### Recorded data
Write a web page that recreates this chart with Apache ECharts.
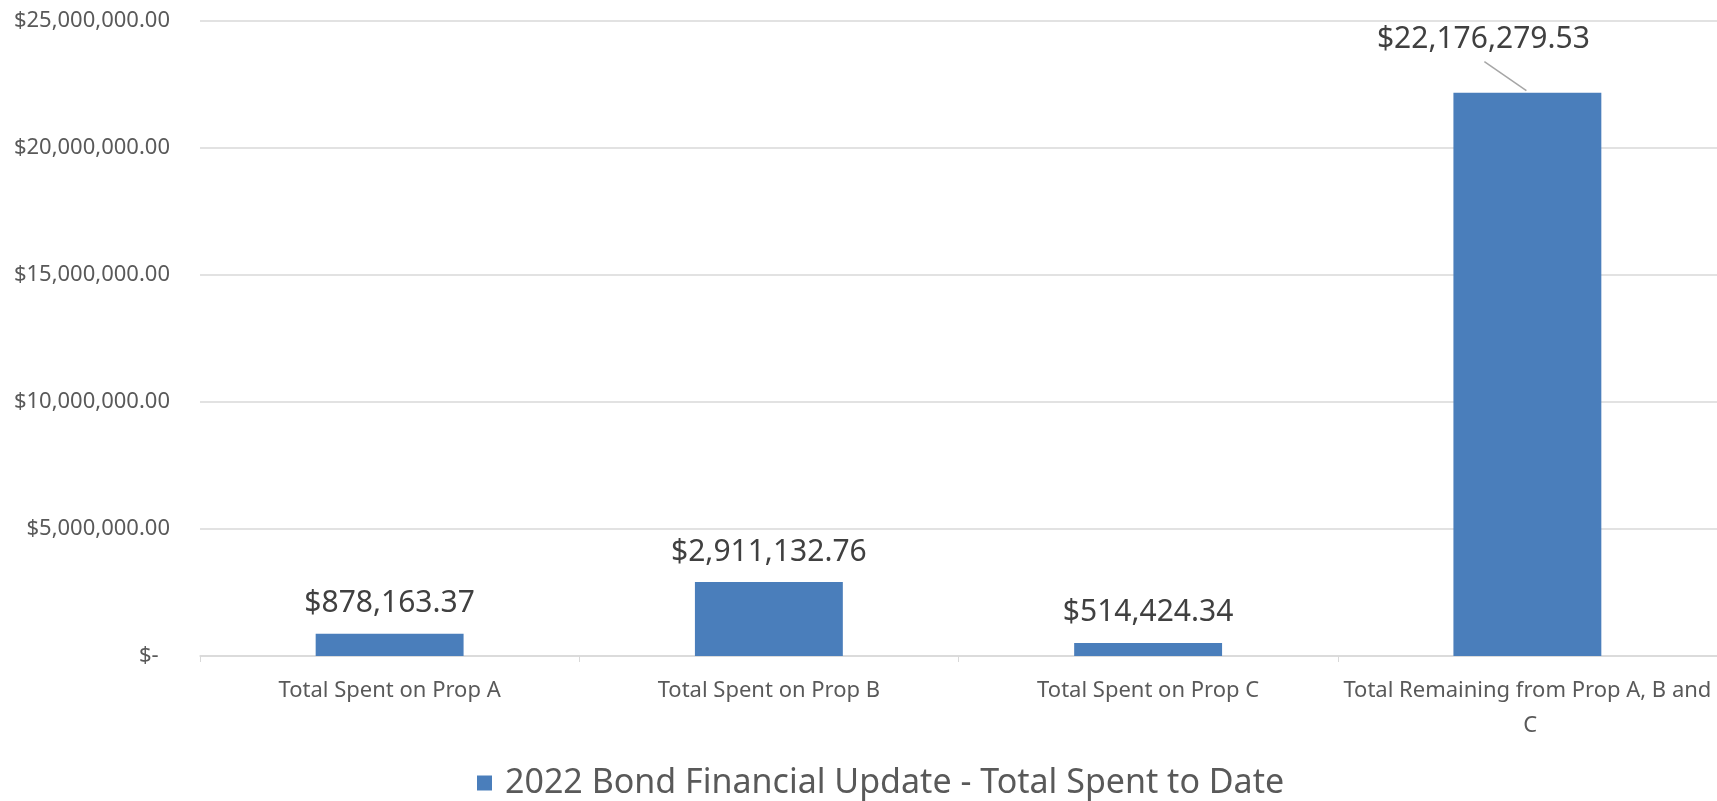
<!DOCTYPE html>
<html>
<head>
<meta charset="utf-8">
<style>
  html, body { margin: 0; padding: 0; background: #fff; }
  #chart { width: 1717px; height: 801px; }
</style>
<script src="https://cdn.jsdelivr.net/npm/echarts@6/dist/echarts.min.js"></script>
</head>
<body>
<div id="chart"></div>
<script>
const categories = [
  'Total Spent on Prop A',
  'Total Spent on Prop B',
  'Total Spent on Prop C',
  'Total Remaining from Prop A, B and C',
];
const spentValues = [878163.37, 2911132.76, 514424.34, 22176279.53];
const seriesName = '2022 Bond Financial Update - Total Spent to Date';

const font = '"Noto Sans", "Open Sans", sans-serif';

function money(v) {
  return '$' + v.toLocaleString('en-US', { minimumFractionDigits: 2, maximumFractionDigits: 2 });
}

const chart = echarts.init(document.getElementById('chart'));

// the last label is pushed up-left with a leader line, like the Excel original
const movedIndex = 3;
const moveDx = -44;
const moveDy = -23;

chart.setOption({
  animation: false,
  textStyle: { fontFamily: font },
  grid: {
    left: 200,
    right: 0,
    top: 21,
    bottom: 145,
    containLabel: false,
    outerBoundsMode: 'none',
  },
  legend: {
    data: [seriesName],
    left: 472,
    top: 761,
    icon: 'rect',
    itemWidth: 15,
    itemHeight: 15,
    textStyle: { fontSize: 34, color: '#595959', fontFamily: font, padding: [0, 0, 0, 8] },
  },
  xAxis: {
    type: 'category',
    data: categories,
    axisLine: { lineStyle: { color: '#d9d9d9', width: 1.5 } },
    axisTick: { show: true, length: 6, lineStyle: { color: '#d9d9d9' } },
    axisLabel: {
      color: '#595959',
      fontSize: 22,
      fontFamily: font,
      margin: 17,
      lineHeight: 35,
      width: 376,
      overflow: 'break',
      interval: 0,
    },
  },
  yAxis: {
    type: 'value',
    min: 0,
    max: 25000000,
    interval: 5000000,
    axisLine: { show: false },
    axisTick: { show: false },
    splitLine: { lineStyle: { color: '#d9d9d9', width: 1.5 } },
    axisLabel: {
      color: '#595959',
      fontSize: 22,
      fontFamily: font,
      margin: 30,
      formatter: (v) => (v === 0 ? '$-  ' : money(v)),
    },
  },
  series: [
    {
      name: seriesName,
      type: 'bar',
      barWidth: '39%',
      itemStyle: { color: '#4a7ebb' },
      label: {
        show: true,
        position: 'top',
        distance: 15,
        color: '#404040',
        fontSize: 30,
        fontFamily: font,
        formatter: (p) => money(p.value),
      },
      labelLayout: (params) =>
        params.dataIndex === movedIndex ? { dx: moveDx, dy: moveDy } : {},
      data: spentValues,
    },
  ],
});

// leader line from the moved label down to the top of its bar
const barTop = chart.convertToPixel({ gridIndex: 0 }, [categories[movedIndex], spentValues[movedIndex]]);
chart.setOption({
  graphic: [
    {
      type: 'line',
      shape: {
        x1: barTop[0] - 43,
        y1: barTop[1] - 31,
        x2: barTop[0] - 1,
        y2: barTop[1] - 2,
      },
      style: { stroke: '#a6a6a6', lineWidth: 1.5 },
      silent: true,
    },
  ],
});
</script>
</body>
</html>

### Goal
Omit each picture, then return all of the listing exactly as it stands.

### The completed task
Write a web page that recreates this chart with Apache ECharts.
<!DOCTYPE html>
<html>
<head>
<meta charset="utf-8">
<style>
  html, body { margin: 0; padding: 0; background: #fff; }
  #chart { width: 1717px; height: 801px; }
</style>
<script src="https://cdn.jsdelivr.net/npm/echarts@6/dist/echarts.min.js"></script>
</head>
<body>
<div id="chart"></div>
<script>
const categories = [
  'Total Spent on Prop A',
  'Total Spent on Prop B',
  'Total Spent on Prop C',
  'Total Remaining from Prop A, B and C',
];
const spentValues = [878163.37, 2911132.76, 514424.34, 22176279.53];
const seriesName = '2022 Bond Financial Update - Total Spent to Date';

const font = '"Noto Sans", "Open Sans", sans-serif';

function money(v) {
  return '$' + v.toLocaleString('en-US', { minimumFractionDigits: 2, maximumFractionDigits: 2 });
}

const chart = echarts.init(document.getElementById('chart'));

// the last label is pushed up-left with a leader line, like the Excel original
const movedIndex = 3;
const moveDx = -44;
const moveDy = -23;

chart.setOption({
  animation: false,
  textStyle: { fontFamily: font },
  grid: {
    left: 200,
    right: 0,
    top: 21,
    bottom: 145,
    containLabel: false,
    outerBoundsMode: 'none',
  },
  legend: {
    data: [seriesName],
    left: 472,
    top: 761,
    icon: 'rect',
    itemWidth: 15,
    itemHeight: 15,
    textStyle: { fontSize: 34, color: '#595959', fontFamily: font, padding: [0, 0, 0, 8] },
  },
  xAxis: {
    type: 'category',
    data: categories,
    axisLine: { lineStyle: { color: '#d9d9d9', width: 1.5 } },
    axisTick: { show: true, length: 6, lineStyle: { color: '#d9d9d9' } },
    axisLabel: {
      color: '#595959',
      fontSize: 22,
      fontFamily: font,
      margin: 17,
      lineHeight: 35,
      width: 376,
      overflow: 'break',
      interval: 0,
    },
  },
  yAxis: {
    type: 'value',
    min: 0,
    max: 25000000,
    interval: 5000000,
    axisLine: { show: false },
    axisTick: { show: false },
    splitLine: { lineStyle: { color: '#d9d9d9', width: 1.5 } },
    axisLabel: {
      color: '#595959',
      fontSize: 22,
      fontFamily: font,
      margin: 30,
      formatter: (v) => (v === 0 ? '$-  ' : money(v)),
    },
  },
  series: [
    {
      name: seriesName,
      type: 'bar',
      barWidth: '39%',
      itemStyle: { color: '#4a7ebb' },
      label: {
        show: true,
        position: 'top',
        distance: 15,
        color: '#404040',
        fontSize: 30,
        fontFamily: font,
        formatter: (p) => money(p.value),
      },
      labelLayout: (params) =>
        params.dataIndex === movedIndex ? { dx: moveDx, dy: moveDy } : {},
      data: spentValues,
    },
  ],
});

// leader line from the moved label down to the top of its bar
const barTop = chart.convertToPixel({ gridIndex: 0 }, [categories[movedIndex], spentValues[movedIndex]]);
chart.setOption({
  graphic: [
    {
      type: 'line',
      shape: {
        x1: barTop[0] - 43,
        y1: barTop[1] - 31,
        x2: barTop[0] - 1,
        y2: barTop[1] - 2,
      },
      style: { stroke: '#a6a6a6', lineWidth: 1.5 },
      silent: true,
    },
  ],
});
</script>
</body>
</html>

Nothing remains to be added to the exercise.